Is it possible that Penn State was a little flukey in their success last season? Sure, given how well that offense performed in passing downs situations. But even if they regress a bit, they’re still returning perhaps the best running back in college football, their best offensive line since sanctions, chunks of what was a good defense, and should have better injury luck than last year, when they were playing walk-ons at linebacker. They were unquestionably a top ten team last season.
The only real exception I can think of here is Michigan, who is probably a few spots too high, given how much they have to replace. But the program is slotting in four stars at nearly every one of those places, has one of the best defensive coordinators in college football, and a great coach, albeit one still searching for a signature win. Sure, maybe Michigan should be 15th instead of 9, but that doesn’t mean the conference is overrated.
Wolken hints at this in his piece, but the other elephant in the room here that I think prevents the Big Ten from properly earning an overrated label, is that almost everybody seems to agree the rest of the league kinda sucks. After Wisconsin, no other Big Ten team is ranked in the preseason poll (Northwestern would be the next ranked team, down at 35, counting the ‘also receiving votes’).
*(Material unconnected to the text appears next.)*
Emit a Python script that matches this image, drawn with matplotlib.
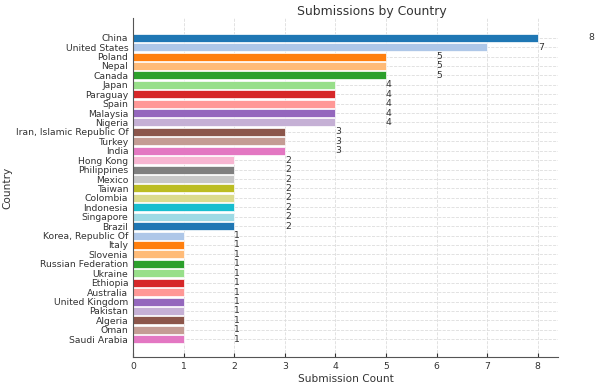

S&P+ agrees, ranking Northwestern at 37. That’s a pretty big gap.
When a conference is truly overrated, like perhaps the SEC was during parts of the last decade, it’s the teams in the middle that get undeserving benefits of the doubt. Nobody, from the computers, to coaches, to most bloggers, are going out on a limb to sing the praises of anybody in this league after Wisconsin. It’s entirely possible that the bottom three teams in the Big Ten are worse than the bottom three teams of any other power conference.
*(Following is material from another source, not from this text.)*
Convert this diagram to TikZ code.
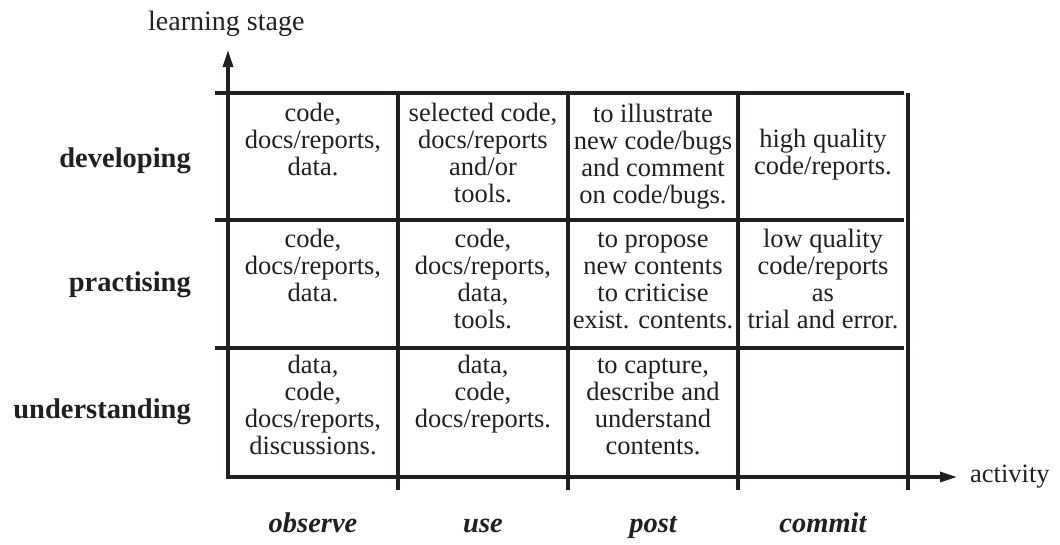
\documentclass[tikz,border=0pt]{standalone}
\usepackage{fontspec}
\setmainfont{Liberation Serif}
\usetikzlibrary{arrows.meta}

\definecolor{ink}{RGB}{35,31,32}

% multi-line cell text whose reference point is the first baseline
\newcommand{\celltext}[1]{\begin{tabular}[t]{@{}c@{}}#1\end{tabular}}

\tikzset{
  rule/.style={line width=3.2pt, draw=ink, line cap=butt},
  axis/.style={rule, line join=miter, {Triangle[length=17pt,width=10pt]}-{Triangle[length=17pt,width=10pt]}},
  celltxt/.style={anchor=base, inner sep=0pt, text=ink,
    font=\fontsize{26.5}{27}\selectfont},
  stagelbl/.style={anchor=base east, inner sep=0pt, text=ink,
    font=\fontsize{28.5}{30}\selectfont\bfseries},
  actlbl/.style={anchor=base, inner sep=0pt, text=ink,
    font=\fontsize{28.5}{30}\selectfont\bfseries\itshape},
  axislbl/.style={anchor=base west, inner sep=0pt, text=ink,
    font=\fontsize{26.5}{27}\selectfont},
}

\begin{document}
\begin{tikzpicture}[x=1pt, y=-1pt]
\useasboundingbox (0,0) rectangle (1060,544);

% axes
\coordinate (ytip) at (228,50);
\coordinate (origin) at (228,477);
\coordinate (xtip) at (957,477);
\draw[axis] (ytip) |- (xtip);

% horizontal row rules
\foreach \y in {93,220,348}
  \draw[rule] (215,\y) -- (904,\y);

% column rules with ticks below the activity axis
\foreach \x in {398,568,738}
  \draw[rule] (\x,93) -- (\x,490);
\draw[rule] (908,93) -- (908,490);

% axis titles
\node[axislbl, font=\fontsize{28}{29}\selectfont] (ytitle) at (148,30) {learning stage};
\node[axislbl] (xtitle) at (970,482) {activity};

% learning stages
\node[stagelbl] (developing) at (191,167) {developing};
\node[stagelbl] (practising) at (191,291) {practising};
\node[stagelbl] (understanding) at (191,418) {understanding};

% activities
\node[actlbl] (observe) at (313,532) {observe};
\node[actlbl] (use) at (483,532) {use};
\node[actlbl] (post) at (653,532) {post};
\node[actlbl] (commit) at (823,532) {commit};

% developing
\node[celltxt] (d1) at (313,121) {\celltext{code,\\docs/reports,\\data.}};
\node[celltxt] (d2) at (483,121) {\celltext{selected code,\\docs/reports\\and/or\\tools.}};
\node[celltxt] (d3) at (653,122) {\celltext{to illustrate\\new code/bugs\\and comment\\on code/bugs.}};
\node[celltxt] (d4) at (823,147) {\celltext{high quality\\code/reports.}};

% practising
\node[celltxt] (p1) at (313,247) {\celltext{code,\\docs/reports,\\data.}};
\node[celltxt] (p2) at (483,247) {\celltext{code,\\docs/reports,\\data,\\tools.}};
\node[celltxt] (p3) at (653,247) {\celltext{to propose\\new contents\\to criticise\\exist. contents.}};
\node[celltxt] (p4) at (823,247) {\celltext{low quality\\code/reports\\as\\trial and error.}};

% understanding
\node[celltxt] (u1) at (313,373) {\celltext{data,\\code,\\docs/reports,\\discussions.}};
\node[celltxt] (u2) at (483,373) {\celltext{data,\\code,\\docs/reports.}};
\node[celltxt] (u3) at (653,373) {\celltext{to capture,\\describe and\\understand\\contents.}};
\end{tikzpicture}
\end{document}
In the year of our Lord 2017, given the advancements we’ve made in efficiency stats and understanding college football, we should be able to move beyond conference strength pissing contests, and evaluate teams on their own merits. It can be true that the Big Ten has both four really good teams and a bunch of flotsam, jetsam, and Northwestern. If those four really good teams perform well on a per-play-basis, the fact that they are forced to play Rutgers and Illinois shouldn’t penalize them.
I’ll believe the Big Ten is truly overrated when the swarms of Medill graduates (that’s a good journalism school, I’m told) begin Northwestern Rose Bowl campaigns, and we see columns about how Indiana and Maryland are top 25 caliber, or otherwise undeserving teams are elevated, like we might see in more parity-driven leagues this year, like the Pac-12 or Big 12.
But that’s not where we are. Maybe Michigan is overrated. Maaaybe Wisconsin is too. But giving Harbaugh the benefit of the doubt, and thinking anything about Nebraska, are two different things. Let’s not let this become a thing.